Ibrahim spent many years away from South Africa -- first fleeing in 1962, the year anti-apartheid leader Nelson Mandela was jailed -- but always maintained a strong connection with his homeland, especially through his music.
"Ibrahim passed away peacefully surrounded by family in Germany following a short illness," his family said in a statement.
His final public performance in South Africa was at the Cape Town International Jazz Festival in March.
"Abdullah passed away peacefully with South Africa and its people in his heart.

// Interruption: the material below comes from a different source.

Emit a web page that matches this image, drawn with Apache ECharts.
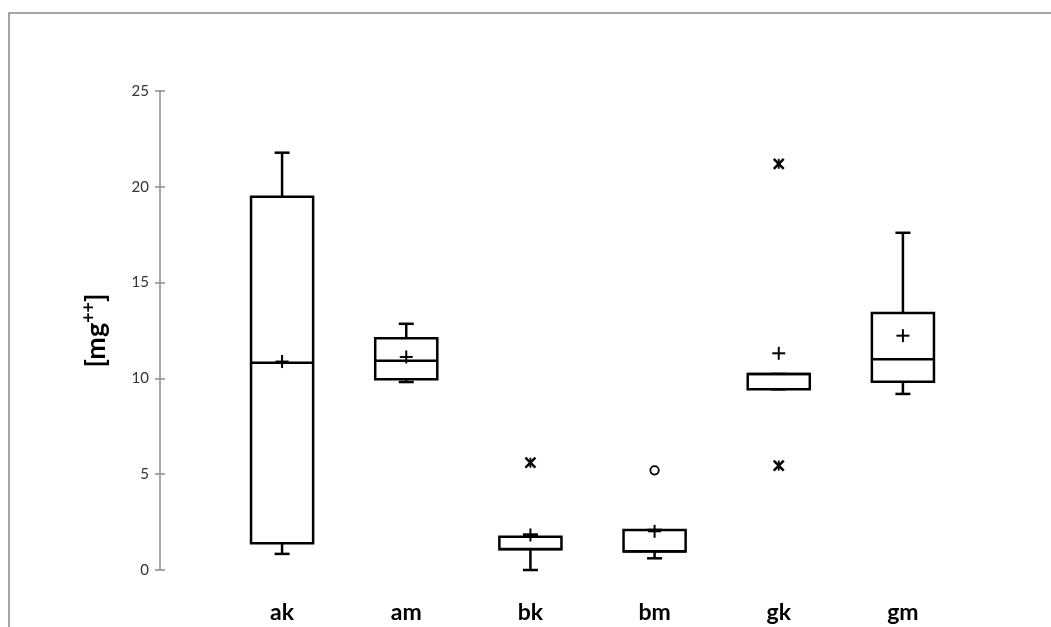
<!DOCTYPE html>
<html>
<head>
<meta charset="utf-8">
<script src="https://cdn.jsdelivr.net/npm/echarts@6/dist/echarts.min.js"></script>
<style>
html,body{margin:0;padding:0;background:#fff;}
#chart{width:1051px;height:627px;}
</style>
</head>
<body>
<div id="chart"></div>
<script>
// ---- data ----
const categories = ['ak', 'am', 'bk', 'bm', 'gk', 'gm'];
const whiskerLow  = [0.84, 9.81, 0.00, 0.61, 9.43, 9.19];
const quartile1   = [1.39, 9.95, 1.08, 0.96, 9.43, 9.83];
const medians     = [10.82, 10.92, 1.10, 0.98, 10.23, 11.00];
const quartile3   = [19.48, 12.09, 1.74, 2.09, 10.23, 13.41];
const whiskerHigh = [21.78, 12.85, 1.85, 2.09, 10.23, 17.60];
const means       = [10.88, 11.12, 1.83, 2.02, 11.31, 12.23];

const outlierCategory = ['bk', 'bm', 'gk', 'gk'];
const outlierValue    = [5.60, 5.20, 21.20, 5.45];
const outlierShape    = ['star', 'circle', 'star', 'star'];

const yMin = 0, yMax = 25, yInterval = 5;
const yAxisTitleBase = '[mg';
const yAxisTitleSup = '++';
const yAxisTitleEnd = ']';

// ---- build ----
const boxData = categories.map((c, k) => [k, whiskerLow[k], quartile1[k], medians[k], quartile3[k], whiskerHigh[k], means[k]]);
const outData = outlierCategory.map((c, k) => [categories.indexOf(c), outlierValue[k]]);

const FONT = 'Lato, "Open Sans", sans-serif';
const LW = 2.5;

function renderBox(params, api) {
  const i = api.value(0);
  const x = api.coord([i, 0])[0];
  const band = api.size([1, 0])[0];
  const hw = band * 0.25;
  const cw = 7.5;
  const Y = v => api.coord([i, v])[1];
  const yLo = Y(api.value(1)), yQ1 = Y(api.value(2)), yMed = Y(api.value(3)),
        yQ3 = Y(api.value(4)), yHi = Y(api.value(5)), yMean = Y(api.value(6));
  const st = { stroke: '#000', lineWidth: LW, fill: null };
  const pm = 6.5;
  return {
    type: 'group',
    children: [
      { type: 'line', shape: { x1: x, y1: yHi, x2: x, y2: yLo }, style: st },
      { type: 'line', shape: { x1: x - cw, y1: yHi, x2: x + cw, y2: yHi }, style: st },
      { type: 'line', shape: { x1: x - cw, y1: yLo, x2: x + cw, y2: yLo }, style: st },
      { type: 'rect', shape: { x: x - hw, y: yQ3, width: 2 * hw, height: yQ1 - yQ3 },
        style: { stroke: '#000', lineWidth: LW, fill: '#fff' } },
      { type: 'line', shape: { x1: x - hw, y1: yMed, x2: x + hw, y2: yMed }, style: st },
      { type: 'line', shape: { x1: x - pm, y1: yMean, x2: x + pm, y2: yMean }, style: { stroke: '#000', lineWidth: 2 } },
      { type: 'line', shape: { x1: x, y1: yMean - pm, x2: x, y2: yMean + pm }, style: { stroke: '#000', lineWidth: 2 } }
    ]
  };
}

function renderOutlier(params, api) {
  const p = api.coord([api.value(0), api.value(1)]);
  const shape = outlierShape[params.dataIndex];
  if (shape === 'circle') {
    return { type: 'circle', shape: { cx: p[0], cy: p[1], r: 4.2 },
      style: { stroke: '#000', lineWidth: 1.8, fill: '#fff' } };
  }
  const s = 5;
  const st = { stroke: '#000', lineWidth: 2.4 };
  return {
    type: 'group',
    children: [
      { type: 'line', shape: { x1: p[0] - s, y1: p[1] - s, x2: p[0] + s, y2: p[1] + s }, style: st },
      { type: 'line', shape: { x1: p[0] - s, y1: p[1] + s, x2: p[0] + s, y2: p[1] - s }, style: st },
      { type: 'line', shape: { x1: p[0], y1: p[1] - s, x2: p[0], y2: p[1] + s }, style: { stroke: '#000', lineWidth: 1.8 } }
    ]
  };
}

const chart = echarts.init(document.getElementById('chart'), null, { renderer: 'canvas' });
chart.setOption({
  animation: false,
  backgroundColor: '#fff',
  textStyle: { fontFamily: FONT },
  grid: { left: 220, right: 86, top: 91, bottom: 57 },
  graphic: [{
    type: 'rect', z: 100, silent: true,
    shape: { x: 9, y: 13, width: 1200, height: 800 },
    style: { fill: null, stroke: '#888', lineWidth: 1.5 }
  }],
  xAxis: {
    type: 'category',
    data: categories,
    boundaryGap: true,
    axisLine: { show: false },
    axisTick: { show: false },
    splitLine: { show: false },
    axisLabel: { margin: 31, fontSize: 23, fontWeight: 'bold', color: '#000', fontFamily: FONT }
  },
  yAxis: [{
    type: 'value',
    min: yMin, max: yMax, interval: yInterval,
    offset: 60,
    name: '{b|' + yAxisTitleBase + '}{s|' + yAxisTitleSup + '}{b|' + yAxisTitleEnd + '}',
    nameLocation: 'middle',
    nameGap: 50,
    nameRotate: 90,
    nameTextStyle: {
      fontSize: 27, fontWeight: 'bold', color: '#000', fontFamily: FONT,
      rich: {
        b: { fontSize: 27, fontWeight: 'bold', color: '#000', fontFamily: FONT, lineHeight: 30, verticalAlign: 'bottom' },
        s: { fontSize: 18, fontWeight: 'bold', color: '#000', fontFamily: FONT, lineHeight: 30, verticalAlign: 'top', padding: [0, 0, 10, 0] }
      }
    },
    axisLine: { show: true, lineStyle: { color: '#8c8c8c', width: 1.5 } },
    axisTick: { show: true, length: 5, lineStyle: { color: '#8c8c8c', width: 1.5 } },
    splitLine: { show: false },
    axisLabel: { margin: 11, fontSize: 15, color: '#333', fontFamily: FONT }
  }, {
    type: 'value',
    position: 'left',
    min: yMin, max: yMax, interval: yInterval,
    offset: 60,
    axisLine: { show: false },
    axisTick: { show: true, inside: true, length: 5, lineStyle: { color: '#8c8c8c', width: 1.5 } },
    axisLabel: { show: false },
    splitLine: { show: false }
  }],
  series: [{
    type: 'custom',
    renderItem: renderBox,
    data: boxData,
    encode: { x: 0, y: [1, 2, 3, 4, 5, 6] },
    clip: false,
    z: 2
  }, {
    type: 'custom',
    renderItem: renderOutlier,
    data: outData,
    encode: { x: 0, y: 1 },
    clip: false,
    z: 3
  }]
});
</script>
</body>
</html>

His love for his country never wavered, no matter where in the world he found himself," his partner Dr Marina Umari said.
Named Adolph Johannes Brand when he was born in 1934 into Cape Town's cultural melting pot, he began piano lessons at the age of seven, influenced by his mother and grandmother.
"His early musical memories were of traditional African Khoi-san songs and the Christian hymns, gospel tunes and spirituals that he heard from his grandmother, who was pianist for the local African Methodist Episcopalian church, and his mother, who led the choir," the biography on his website said.
He made his professional debut aged 15, playing with big swing groups and forming his first band, the Dollar Brand Trio, in 1958 when he was 24 years old.
The following year, he joined The Jazz Epistles septet that included another music legend, the late trumpeter Hugh Masekela, and recorded the first album by a black South African band.
- Ellington, a mentor -
By the 1960s, jazz had come to symbolise resistance against apartheid because of its mixed-race bands and audiences -- and the hardline segregationist government was cracking down.
Ibrahim and his future wife, jazz singer Sathima Bea Benjamin, decided to leave, taking up a contract to play at a club in the Swiss city of Zurich.
There he was discovered in 1963 by US jazz pianist Ellington, who was so impressed that he took the South African to a recording session in Paris.
Invitations to perform followed.
In 1965, Ibrahim and his wife moved to New York, where he fronted the Duke Ellington Orchestra on several occasions, studied at the Juilliard School of Music and mixed with other jazz artists.
Three years later, the couple returned to Cape Town and he converted to Islam, taking the name Abdullah Ibrahim.
In 1974, he recorded the iconic "Mannenberg -- ‘Is Where It’s Happening'" which became an anthem against apartheid.
After the 1976 Soweto student uprising claimed dozens of young lives, the couple again left South Africa, taking their two young children back to New York.
They returned when Mandela was released from 27 years in jail in 1990.
Ibrahim performed at Mandela's inauguration as South Africa's first black president in 1994 and set up a jazz school but continued to live and work internationally, in his later years settling in Germany.
- Zen, karate -
With a crop of grey hair and an introspective and gentle demeanour, Ibrahim had a black belt in karate and was a decades-long student of Japanese martial arts.
Among the more than 70 albums to his name, the peaceful and minimalist "3" was recorded when he was aged 89.
He celebrated his 90th birthday in 2024 with a world tour that included a performance in Cape Town, the first time he had been back in five years.
Reflecting on his 75-year career in an interview in his home city, he admitted that becoming famous was never his intention.
"We don't do this because we want to attain fame," he told Eyewitness News.
His compositions were about what he knew best, as a schoolteacher once advised, he said.
And "what I know best is my family, friends, people around me, where I grew up, the narrative of the history of Cape Town."
His music was intended to be "so sincere, that it communicates, but there is no past, no future, there’s only now. If we can convey that moment, the listener is drawn into whatever they might experience," Ibrahim told the Jazzwise magazine in 2021.
"His legacy is a bit like Duke Ellington’s in that he was hugely influential both as a pianist and a composer," said music researcher Christine Lucia.
"I don’t think any South African jazz musician has escaped that influence, and I can imagine that he had considerable influence on the jazz scenes in the places he has lived in, New York especially."
The US National Endowment for the Arts in 2019 awarded him its highest honour, the Jazz Masters award, one of many acknowledgements over a lifetime of music.